Debt Management Plans Pros & Cons


Debt Management Pros

 Debt management could see your interest and charges being frozen by your creditors
 Reduced monthly payments on debt management plans
 Debt management can provide relief from unmanageable debt levels and stress
 Debt Management demonstrates your willingness to tackle your debts
 Debt management wont hurt your credit rating as much as other debt solutions like IVAs and bankruptcy

Debt Management Cons

 Debt management is not a legally binding agreement unlike an IVA
 Your creditors are under no obligation to agree to freeze interest and charges
 It will take you longer to pay your debts whilst on debt management
 Your credit rating will be affected
 Your creditors are free to raise legal proceedings against you at any time to recoup the money you owe them
A debt management plan can provide you with some breathing space if yourdebt repayments have become overwhelming and you need time to sort out your financial situation.

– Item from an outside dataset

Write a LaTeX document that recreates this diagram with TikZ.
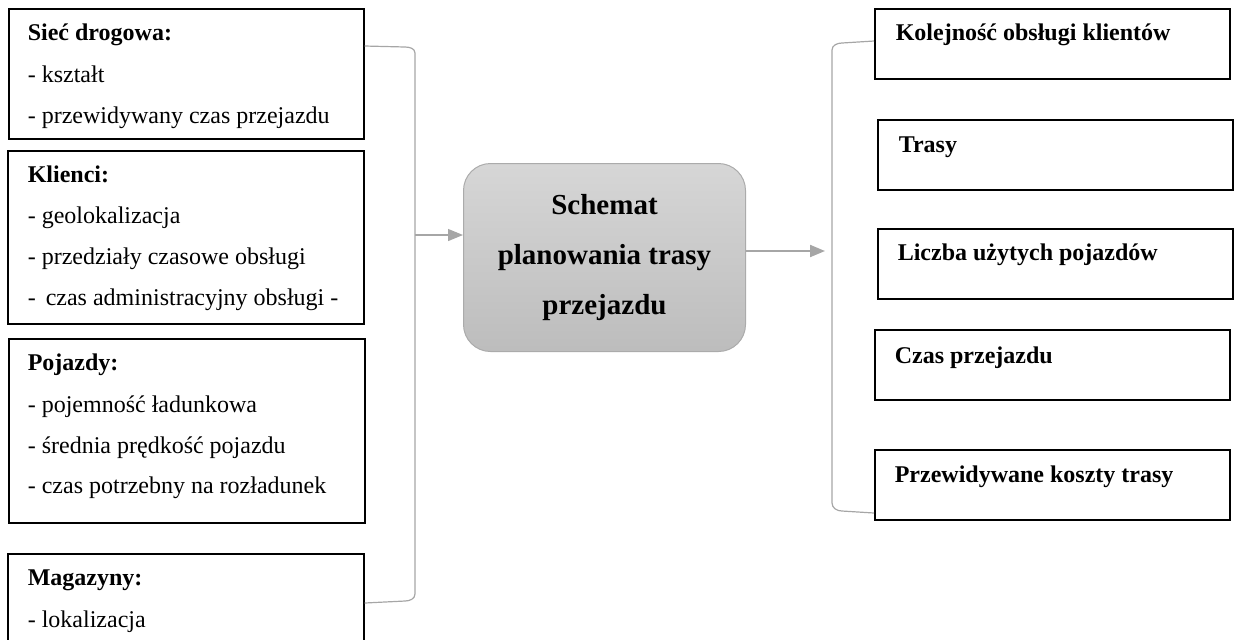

The amount you pay to your debt management company every month will be calculated by looking at your overall income and expenditure. Your payments will be distributed amongst your creditors which mean that the pressure of phone calls chasing you for money will ease off and let you concentrate on getting your finances back on track.

In order to qualify for a debt management plan your debt should be at least £1,500. This should be between more than two creditors. It is essential that you have got a regular income from which to meet your monthly repayments to your debt management company for them to then share amongst your creditors.